Remember coach Mike McCarthy’s postgame confession Thursday night that he didn’t run the ball enough during the team’s first three preseason games? That might in part explain the Packers’ decision to keep all three of their rookie draft picks at running back: Fourth-rounder Jamaal Williams, fifth-rounder Aaron Jones and seventh-rounder Devante Mays.

All three flashed at times behind starter Ty Montgomery, but none of them probably got enough work to where the scouting staff could make definitive judgments on their potential.

“They improved weekly, and that’s what you’re looking for,” McCarthy said after going run-heavy during the second half of the Packers’ 24-10 win. “If I was going to be judgmental, I wish I’d have run the ball more in the first three games.”

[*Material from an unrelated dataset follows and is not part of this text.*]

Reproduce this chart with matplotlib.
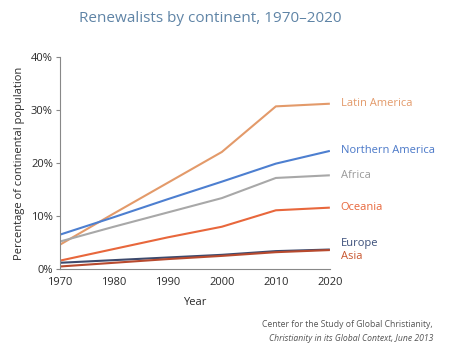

For the preseason, Jones led the Packers in rushing (19 carries-105 yards-5.5-yard average), followed by Williams (25-61-2.4) and Mays (16-43-2.7).

Light at wideout

For a group that top-to-bottom was touted as the deepest in years — leading to talk that as many as seven might make the 53-man roster — the Packers kept just five wide receivers, although that’s likely just temporary. No. 4 wide receiver Geronimo Allison, who spent the entire camp ahead of Jeff Janis, will miss the Sept. 10 regular-season opener against Seattle because of an NFL suspension, meaning the Packers will have to make a roster move after that game to activate him from the reserve/suspended list. Allison’s addition will then put the Packers at six receivers.

The more significant development at receiver was that none of the young receivers — draft picks DeAngelo Yancey and Malachi Dupre, converted basketball player Michael Clark or second-generation NFL’er Max McCaffrey did enough to warrant being kept. They all have practice-squad eligibility, and the Packers could bring most or all of them back if they clear waivers.

“Everything you do on a personnel side, especially on the 53 cut, is you have to sacrifice somewhere else,” general manager Ted Thompson said earlier in camp. “In order to get this piece of cake, then you have to get this piece of cake thrown away. So those are the things you have to weigh.”

Line dancing?

The Packers figure to take a long look at any available offensive linemen. It’s hard to imagine them sticking with 10 linemen, especially since Lucas Patrick and Justin McCray likely benefited from backup Don Barclay’s ankle injury earlier in camp.

A year after having the luxury of having do-it-all JC Tretter ready to step in anywhere on the line, the Packers’ backup situation is troublesome. There’s not much concern about veteran right tackle Bryan Bulaga’s injured right ankle being ready for the opener, but the uneven performances of 2016 second-round pick Jason Spriggs, slated to be the swing tackle, have been an issue. And with Barclay missing virtually all of camp with an ankle injury, Patrick and McCray are the Packers’ next-best options as interior backups.

“There’s a lot of guys that work hard and try to do things right. We’ll see if guys respond from not-so-good performances,” offensive line coach James Campen replied when asked late in camp if he was concerned about the backup linemen. “As a group, they’ve gotten better. Everyone got better. There was a couple hiccups, but I thought they progressed.”